Viktor Ulmann (1898-1944), Der Kaiser von Atlantis. Mikkel Skorpen (Arlequin). Photo : (c) Opéra national de Lyon

La scénographie de Marc Lainé, d’une grande efficacité sur laquelle l’orchestre s’élève sur les hauteurs du plateau, commençant sur les planches avec un arrangement pour quatuor à cordes de Siegfried Idyll de Richard Wagner, « clin d’œil à la récupération par les nazis de Richard Wagner » me dira la dramaturge du spectacle Catherine Ailloud-Nicolas, qui sonne étonnement comme de la musique bourgeoise sitôt les premières mesures de la musique expressionniste d’Ullmann exposées, pour monter à l’arrière-plan au fur et à mesure du développement de l’action sur un praticable toujours plus élevé, tandis que les protagonistes s’expriment pour l’essentiel à hauteur de plancher. L’action se déroule pour l’essentiel autour d’une grande table ovale de conseil d’administration sur lequel circule un autorail à l’échelle HO. Ce hiatus entre Wagner et Ullmann n’est opportunément pas soulignée par la mise en scène qui, au contraire projette à regard distancié qui évite avec délicatesse de surligner le caractère volontairement caricatural de l’œuvre. 

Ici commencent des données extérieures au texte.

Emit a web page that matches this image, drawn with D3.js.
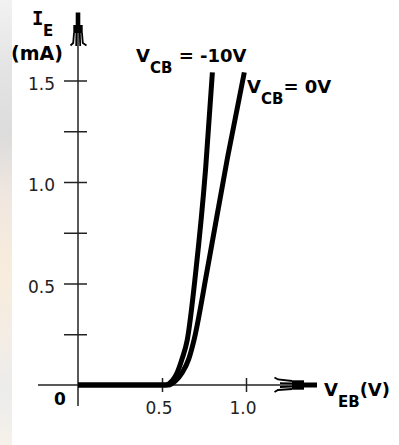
<!DOCTYPE html>
<html>
<head>
<meta charset="utf-8">
<script src="https://cdn.jsdelivr.net/npm/d3@7"></script>
<style>
  html, body { margin: 0; padding: 0; background: #fff; }
  svg { display: block; }
  .tick-label { font-family: "DejaVu Sans", Verdana, sans-serif; font-size: 17px; fill: #222; }
  .bold { font-family: "DejaVu Sans", Verdana, sans-serif; font-weight: bold; fill: #000; }
</style>
</head>
<body>
<div id="app"></div>
<script>
// transistor input characteristic, I_E vs V_EB

const vEB_cb10 = [0, 0.52, 0.56, 0.59, 0.62, 0.65, 0.70, 0.76, 0.80];
const iE_cb10  = [0, 0,    0.02, 0.06, 0.13, 0.22, 0.55, 1.07, 1.54];
const vEB_cb0  = [0, 0.54, 0.58, 0.62, 0.66, 0.69, 0.77, 0.89, 0.99];
const iE_cb0   = [0, 0,    0.02, 0.06, 0.13, 0.22, 0.57, 1.12, 1.54];

const xTicks = [0.5, 1.0];
const xTickLabels = ['0.5', '1.0'];
const yTicks = [0.25, 0.5, 0.75, 1.0, 1.25, 1.5];
const yTickLabels = ['', '0.5', '', '1.0', '', '1.5'];

const W = 399, H = 445;
const app = document.getElementById('app');

const svg = d3.select(app).append('svg')
  .attr('width', W)
  .attr('height', H);

// blurry strip on the left edge
const grad = svg.append('defs').append('linearGradient')
  .attr('id', 'strip').attr('x1', 0).attr('y1', 0).attr('x2', 0).attr('y2', 1);
[[0, '#f2f2f2'], [0.15, '#e4e4e4'], [0.3, '#dcdcdc'], [0.45, '#f1e7e0'],
 [0.6, '#f8ecdc'], [0.75, '#f4ede4'], [0.88, '#ececec'], [1, '#f6f1ea']]
  .forEach(s => grad.append('stop').attr('offset', s[0]).attr('stop-color', s[1]));
svg.append('rect').attr('x', 0).attr('y', 0).attr('width', 12).attr('height', H)
  .attr('fill', 'url(#strip)');

const x = d3.scaleLinear().domain([0, 0.5]).range([78, 162]);
const y = d3.scaleLinear().domain([0, 1.5]).range([385, 80.5]);

const axisColor = '#222';

// axis lines
svg.append('line').attr('x1', 38).attr('x2', 300).attr('y1', y(0)).attr('y2', y(0))
  .attr('stroke', axisColor).attr('stroke-width', 1.5);
svg.append('line').attr('x1', x(0)).attr('x2', x(0)).attr('y1', 406).attr('y2', 25)
  .attr('stroke', axisColor).attr('stroke-width', 1.5);

// y ticks (crossing the axis)
const yAxis = svg.append('g')
  .attr('transform', `translate(${x(0)},0)`)
  .call(d3.axisLeft(y).tickValues(yTicks).tickSize(14).tickFormat(''));
yAxis.select('.domain').remove();
yAxis.selectAll('.tick line').attr('x1', 9).attr('stroke', axisColor).attr('stroke-width', 1.5);

svg.selectAll('text.ylab')
  .data(yTicks).enter()
  .append('text')
  .attr('class', 'tick-label ylab')
  .attr('x', 55)
  .attr('y', d => y(d) + 9)
  .attr('text-anchor', 'end')
  .text((d, i) => yTickLabels[i]);

// x ticks
const xAxis = svg.append('g')
  .attr('transform', `translate(0,${y(0)})`)
  .call(d3.axisBottom(x).tickValues(xTicks).tickSize(7).tickFormat(''));
xAxis.select('.domain').remove();
xAxis.selectAll('.tick line').attr('y1', -7).attr('stroke', axisColor).attr('stroke-width', 1.5);

svg.selectAll('text.xlab')
  .data(xTicks).enter()
  .append('text')
  .attr('class', 'tick-label xlab')
  .attr('x', d => x(d) - 3)
  .attr('y', 414)
  .attr('text-anchor', 'middle')
  .text((d, i) => xTickLabels[i]);

svg.append('text').attr('class', 'bold')
  .attr('x', 60).attr('y', 405).attr('text-anchor', 'middle')
  .style('font-size', '17px').text('0');

// arrows
const yArrow = svg.append('g').attr('transform', `translate(${x(0)},0)`).attr('fill', '#000');
yArrow.append('rect').attr('x', -2.3).attr('y', 12.5).attr('width', 4.6).attr('height', 13);
yArrow.append('rect').attr('x', -4.7).attr('y', 25).attr('width', 9.4).attr('height', 8);
['M-4,33 L-4.8,43 L-7.5,45.5', 'M4,33 L4.8,43 L8.5,45.5', 'M-1.6,33 L-1.8,46', 'M1.8,33 L2.2,46']
  .forEach(p => yArrow.append('path').attr('d', p).attr('fill', 'none')
    .attr('stroke', '#000').attr('stroke-width', 1.8));

const xArrow = svg.append('g').attr('transform', `translate(0,${y(0)})`).attr('fill', '#000');
xArrow.append('rect').attr('x', 303).attr('y', -2.5).attr('width', 14).attr('height', 5);
xArrow.append('rect').attr('x', 292).attr('y', -4.7).attr('width', 12).attr('height', 9.4);
['M292,-4 L278,-5.5 L274.5,-7.5', 'M292,4 L278,5 L274.5,7', 'M292,-1.6 L280,-1.8', 'M292,1.6 L280,2']
  .forEach(p => xArrow.append('path').attr('d', p).attr('fill', 'none')
    .attr('stroke', '#000').attr('stroke-width', 1.8));

// curves
const line = d3.line()
  .x(d => x(d[0]))
  .y(d => y(d[1]))
  .curve(d3.curveMonotoneX);

[[vEB_cb0, iE_cb0], [vEB_cb10, iE_cb10]].forEach(([vs, is]) => {
  svg.append('path')
    .datum(vs.map((v, i) => [v, is[i]]))
    .attr('d', line)
    .attr('fill', 'none')
    .attr('stroke', '#000')
    .attr('stroke-width', 5);
});

// labels
function subLabel(px, py, main, sub, rest, size) {
  const t = svg.append('text').attr('class', 'bold')
    .attr('x', px).attr('y', py).style('font-size', size + 'px');
  t.append('tspan').text(main);
  t.append('tspan').attr('dy', 11).style('font-size', (size - 3) + 'px').text(sub);
  if (rest) t.append('tspan').attr('dy', -11).text(rest);
  return t;
}

// I_E: serifed "I" like the original
const ie = svg.append('text').attr('class', 'bold').attr('x', 32).attr('y', 25);
ie.append('tspan').style('font-family', '"DejaVu Sans Mono", monospace')
  .style('font-size', '19px').text('I');
ie.append('tspan').attr('x', 43).attr('dy', 11).style('font-size', '15px').text('E');

svg.append('text').attr('class', 'bold')
  .attr('x', 11).attr('y', 60).style('font-size', '19px').text('(mA)');

subLabel(136, 62, 'V', 'CB', '\u00a0= -10V', 18);
subLabel(247, 93, 'V', 'CB', '= 0V', 18);
subLabel(324, 396, 'V', 'EB', '(V)', 18);
</script>
</body>
</html>
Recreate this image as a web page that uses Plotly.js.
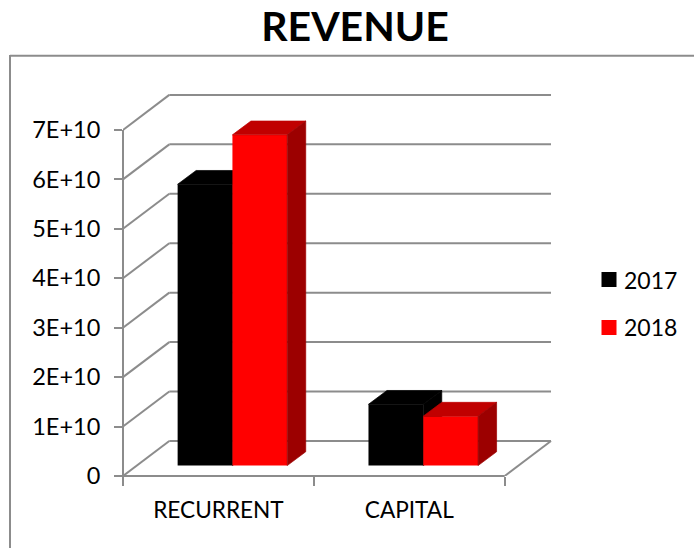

Viktor Ulmann (1898-1944), Der Kaiser von Atlantis. Photo : (c) Opéra national de Lyon

La conception de Brunel et sombre et épurée, ne chargeant jamais le trait. Le Haut-parleur est incarné par une guirlande de téléphones, le Tambour devient policière, Arlequin un adorable clown, la Mort vêtue d’un long manteau noir est plus obligeante qu’inquiétante. La distribution réunie pour cette reprise est entièrement constituée de Solistes du Studio de l’Opéra de Lyon, tous excellents, de l’Empereur Overall campé par un Samuel Hasselhorn névrosé, à La Mort incarnée avec humanité par Piotr Micinski, en passant par le Haut-parleur d’Alexander Kiechle, le Tambour de Judith Beifuss, l’Arlequin/Soldat de Mikked Skorpen et la Fille coiffée à la garçonne/Soldat d’Andromahi Raptis. Les quinze musiciens membres de l’Orchestre de l’Opéra de Lyon jouant tous en solistes rivalisent de brio, sous la direction précise et fluide de Vincent Renaud.